— Task data —
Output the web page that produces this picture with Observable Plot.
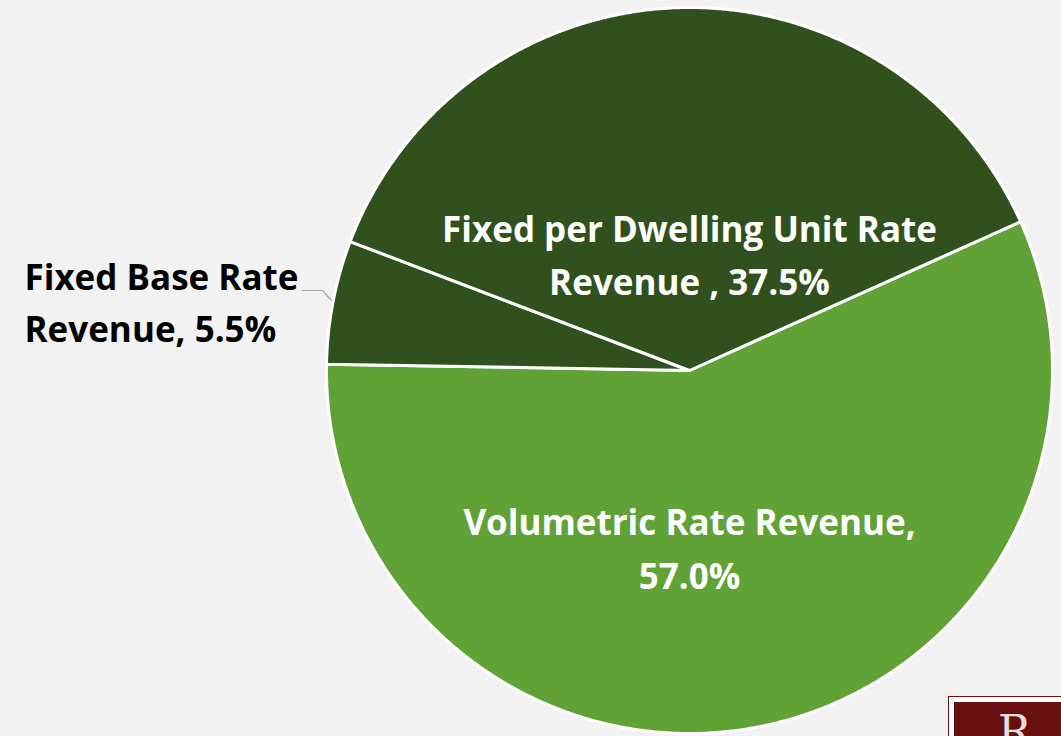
<!DOCTYPE html>
<html>
<head>
<meta charset="utf-8">
<script src="https://cdn.jsdelivr.net/npm/d3@7"></script>
<script src="https://cdn.jsdelivr.net/npm/@observablehq/plot@0.6"></script>
<style>
  html, body { margin: 0; padding: 0; background: #f2f2f2; }
  #wrap { position: relative; width: 1061px; height: 736px; overflow: hidden; background: #f2f2f2; }
  #logo { position: absolute; left: 948px; top: 696px; width: 120px; height: 50px; box-sizing: border-box;
          border: 1px solid #6a0f10; background: #fff; padding: 5px; }
  #logo div { width: 100%; height: 100%; background: #6a0f10; color: #e8dede; font-family: "DejaVu Serif", serif;
              font-size: 44px; line-height: 44px; padding-left: 44px; padding-top: 8px; box-sizing: border-box; }
</style>
</head>
<body>
<div id="wrap"></div>
<script>
// Data
const categories = ["Volumetric Rate Revenue", "Fixed Base Rate Revenue", "Fixed per Dwelling Unit Rate Revenue"];
const shares = [57.0, 5.5, 37.5];
const labelLines = [
  ["Volumetric Rate Revenue,", "57.0%"],
  ["Fixed Base Rate", "Revenue, 5.5%"],
  ["Fixed per Dwelling Unit Rate", "Revenue , 37.5%"]
];
const colors = ["#60a236", "#30501d", "#30501d"];
const startAngleDeg = 65.8; // clockwise from 12 o'clock

const R = 363;
const total = d3.sum(shares);
const slicePts = [];
let a0 = startAngleDeg * Math.PI / 180;
shares.forEach((v, i) => {
  const a1 = a0 + v / total * 2 * Math.PI;
  slicePts.push({cat: categories[i], x: 0, y: 0});
  const n = Math.max(8, Math.ceil((a1 - a0) / 0.005));
  for (let k = 0; k <= n; k++) {
    const a = a0 + (a1 - a0) * k / n;
    slicePts.push({cat: categories[i], x: R * Math.sin(a), y: R * Math.cos(a)});
  }
  slicePts.push({cat: categories[i], x: 0, y: 0});
  a0 = a1;
});

const insideLabels = [
  {cat: categories[2], x: 0, y: 140, line: 0},
  {cat: categories[2], x: 0, y: 87, line: 1},
  {cat: categories[0], x: 0, y: -153, line: 0},
  {cat: categories[0], x: 0, y: -207, line: 1}
].map(d => ({...d, text: labelLines[categories.indexOf(d.cat)][d.line]}));
const outsideLabels = [
  {cat: categories[1], x: -665, y: 92, line: 0},
  {cat: categories[1], x: -665, y: 40, line: 1}
].map(d => ({...d, text: labelLines[categories.indexOf(d.cat)][d.line]}));

const leader = [
  {x: -387, y: 80}, {x: -367, y: 80}, {x: -358, y: 70}
];

const colorMap = d3.scaleOrdinal(categories, colors);
const font = {fontFamily: "'Open Sans', sans-serif", fontWeight: "bold", fontSize: 35};

const chart = Plot.plot({
  width: 1061,
  height: 736,
  margin: 0,
  style: {background: "#f2f2f2", overflow: "visible"},
  x: {domain: [-689, 372], range: [0, 1061], axis: null},
  y: {domain: [-366, 370], range: [736, 0], axis: null},
  marks: [
    Plot.line(slicePts, {x: "x", y: "y", z: "cat", fill: d => colorMap(d.cat), stroke: "white", strokeWidth: 3, strokeLinejoin: "round"}),
    Plot.line(leader, {x: "x", y: "y", stroke: "#a6a6a6", strokeWidth: 1.2}),
    Plot.text(insideLabels, {x: "x", y: "y", text: "text", textAnchor: "middle", fill: "white", ...font}),
    Plot.text(outsideLabels, {x: "x", y: "y", text: "text", textAnchor: "start", fill: "black", ...font})
  ]
});
document.getElementById("wrap").appendChild(chart);
const logo = document.createElement("div");
logo.id = "logo";
logo.innerHTML = "<div>R</div>";
document.getElementById("wrap").appendChild(logo);
</script>
</body>
</html>
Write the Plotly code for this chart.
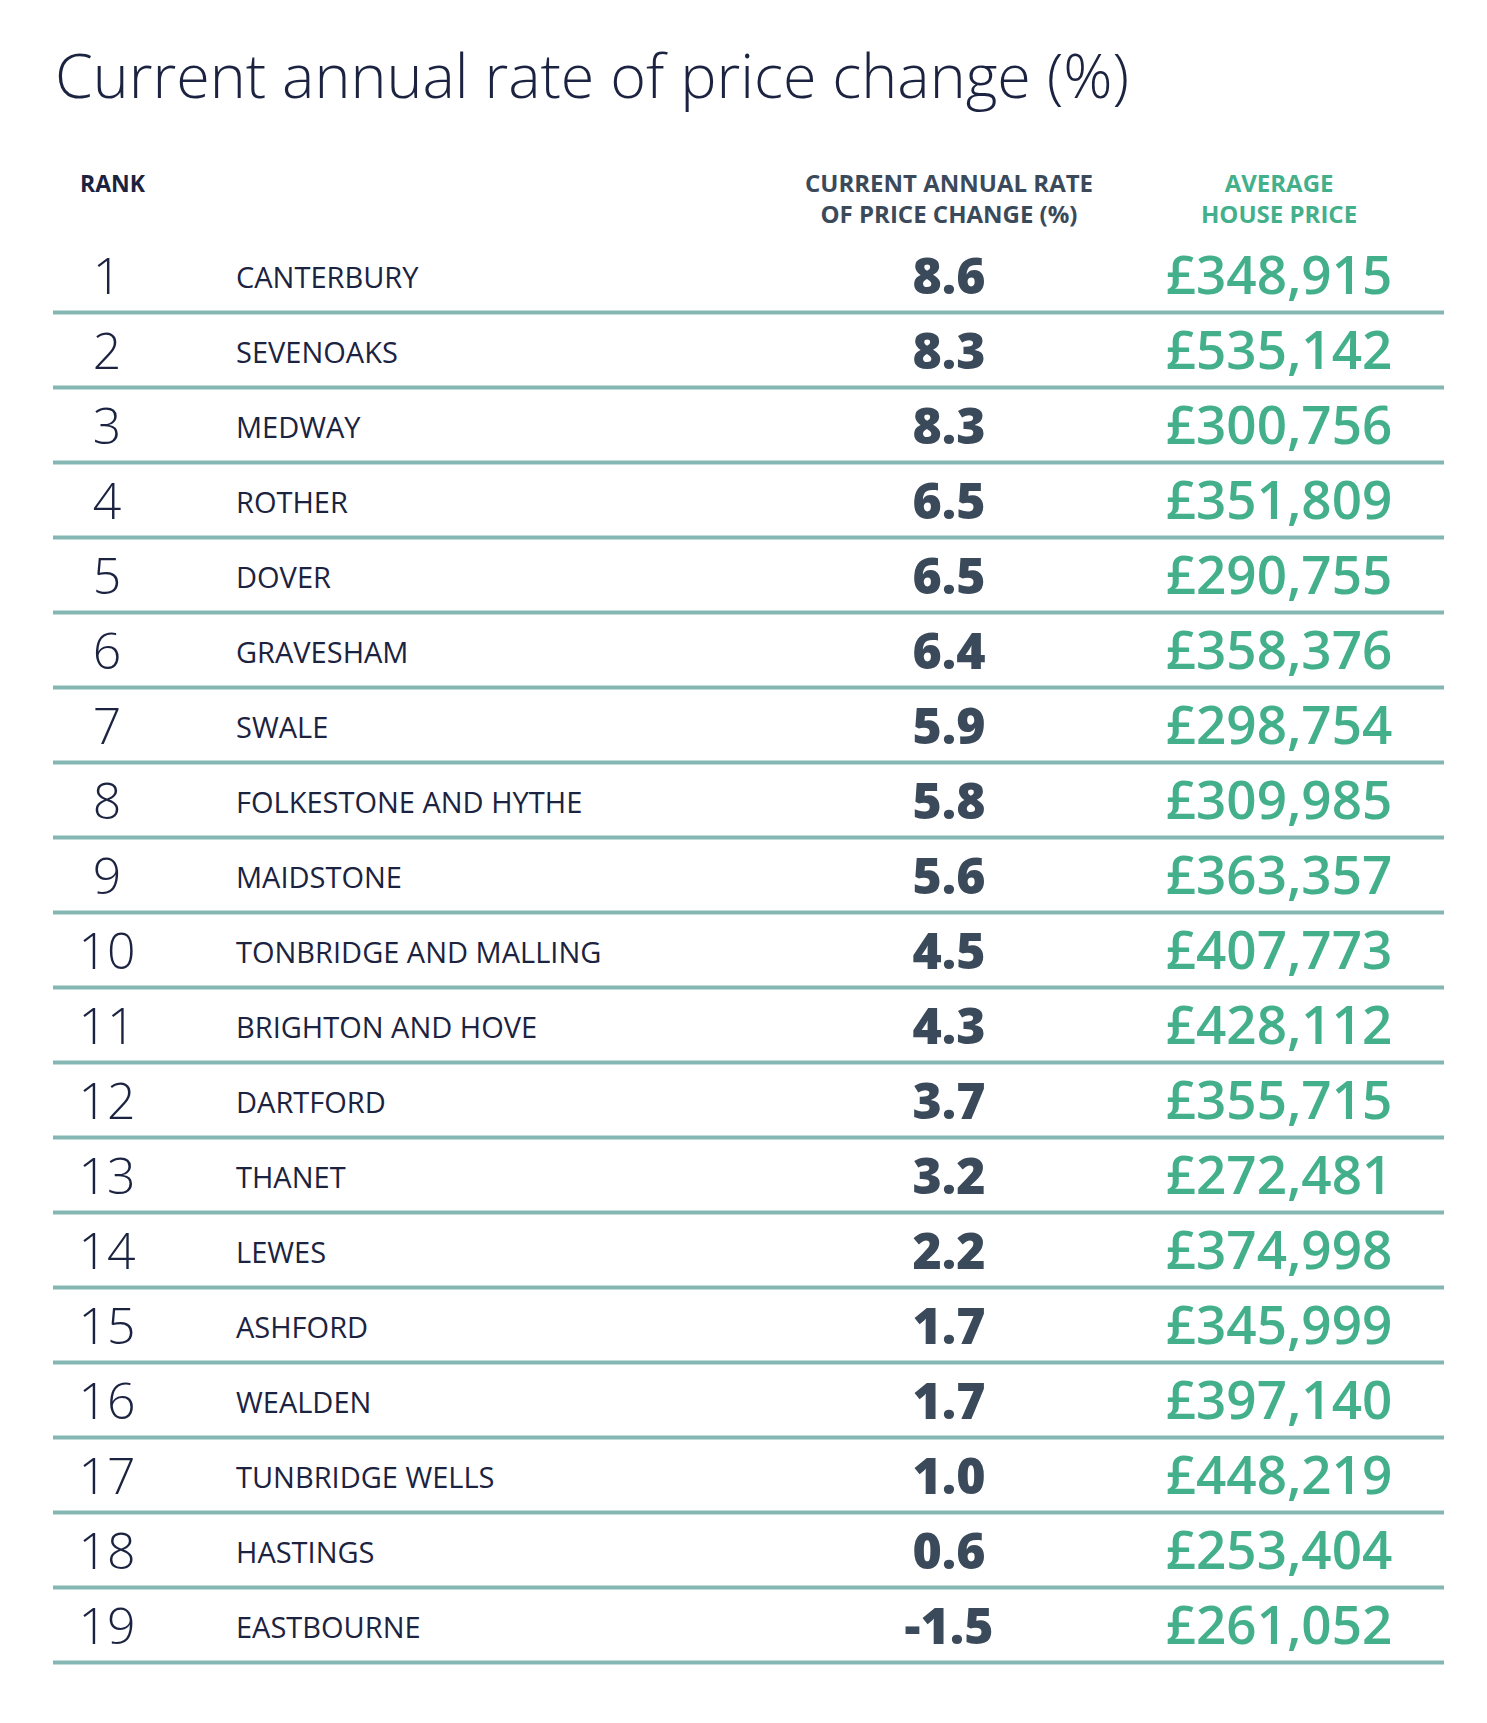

— What needs to be done —
Every record is to be reproduced exactly, with no pictures included.

— Problem solution —
Output the web page that produces this picture with Observable Plot.
<!DOCTYPE html>
<html>
<head>
<meta charset="utf-8">
<script src="https://cdn.jsdelivr.net/npm/d3@7"></script>
<script src="https://cdn.jsdelivr.net/npm/@observablehq/plot@0.6"></script>
<style>
  html, body { margin: 0; padding: 0; background: #f2f2f2; }
  #wrap { position: relative; width: 1061px; height: 736px; overflow: hidden; background: #f2f2f2; }
  #logo { position: absolute; left: 948px; top: 696px; width: 120px; height: 50px; box-sizing: border-box;
          border: 1px solid #6a0f10; background: #fff; padding: 5px; }
  #logo div { width: 100%; height: 100%; background: #6a0f10; color: #e8dede; font-family: "DejaVu Serif", serif;
              font-size: 44px; line-height: 44px; padding-left: 44px; padding-top: 8px; box-sizing: border-box; }
</style>
</head>
<body>
<div id="wrap"></div>
<script>
// Data
const categories = ["Volumetric Rate Revenue", "Fixed Base Rate Revenue", "Fixed per Dwelling Unit Rate Revenue"];
const shares = [57.0, 5.5, 37.5];
const labelLines = [
  ["Volumetric Rate Revenue,", "57.0%"],
  ["Fixed Base Rate", "Revenue, 5.5%"],
  ["Fixed per Dwelling Unit Rate", "Revenue , 37.5%"]
];
const colors = ["#60a236", "#30501d", "#30501d"];
const startAngleDeg = 65.8; // clockwise from 12 o'clock

const R = 363;
const total = d3.sum(shares);
const slicePts = [];
let a0 = startAngleDeg * Math.PI / 180;
shares.forEach((v, i) => {
  const a1 = a0 + v / total * 2 * Math.PI;
  slicePts.push({cat: categories[i], x: 0, y: 0});
  const n = Math.max(8, Math.ceil((a1 - a0) / 0.005));
  for (let k = 0; k <= n; k++) {
    const a = a0 + (a1 - a0) * k / n;
    slicePts.push({cat: categories[i], x: R * Math.sin(a), y: R * Math.cos(a)});
  }
  slicePts.push({cat: categories[i], x: 0, y: 0});
  a0 = a1;
});

const insideLabels = [
  {cat: categories[2], x: 0, y: 140, line: 0},
  {cat: categories[2], x: 0, y: 87, line: 1},
  {cat: categories[0], x: 0, y: -153, line: 0},
  {cat: categories[0], x: 0, y: -207, line: 1}
].map(d => ({...d, text: labelLines[categories.indexOf(d.cat)][d.line]}));
const outsideLabels = [
  {cat: categories[1], x: -665, y: 92, line: 0},
  {cat: categories[1], x: -665, y: 40, line: 1}
].map(d => ({...d, text: labelLines[categories.indexOf(d.cat)][d.line]}));

const leader = [
  {x: -387, y: 80}, {x: -367, y: 80}, {x: -358, y: 70}
];

const colorMap = d3.scaleOrdinal(categories, colors);
const font = {fontFamily: "'Open Sans', sans-serif", fontWeight: "bold", fontSize: 35};

const chart = Plot.plot({
  width: 1061,
  height: 736,
  margin: 0,
  style: {background: "#f2f2f2", overflow: "visible"},
  x: {domain: [-689, 372], range: [0, 1061], axis: null},
  y: {domain: [-366, 370], range: [736, 0], axis: null},
  marks: [
    Plot.line(slicePts, {x: "x", y: "y", z: "cat", fill: d => colorMap(d.cat), stroke: "white", strokeWidth: 3, strokeLinejoin: "round"}),
    Plot.line(leader, {x: "x", y: "y", stroke: "#a6a6a6", strokeWidth: 1.2}),
    Plot.text(insideLabels, {x: "x", y: "y", text: "text", textAnchor: "middle", fill: "white", ...font}),
    Plot.text(outsideLabels, {x: "x", y: "y", text: "text", textAnchor: "start", fill: "black", ...font})
  ]
});
document.getElementById("wrap").appendChild(chart);
const logo = document.createElement("div");
logo.id = "logo";
logo.innerHTML = "<div>R</div>";
document.getElementById("wrap").appendChild(logo);
</script>
</body>
</html>
Write the Plotly code for this chart.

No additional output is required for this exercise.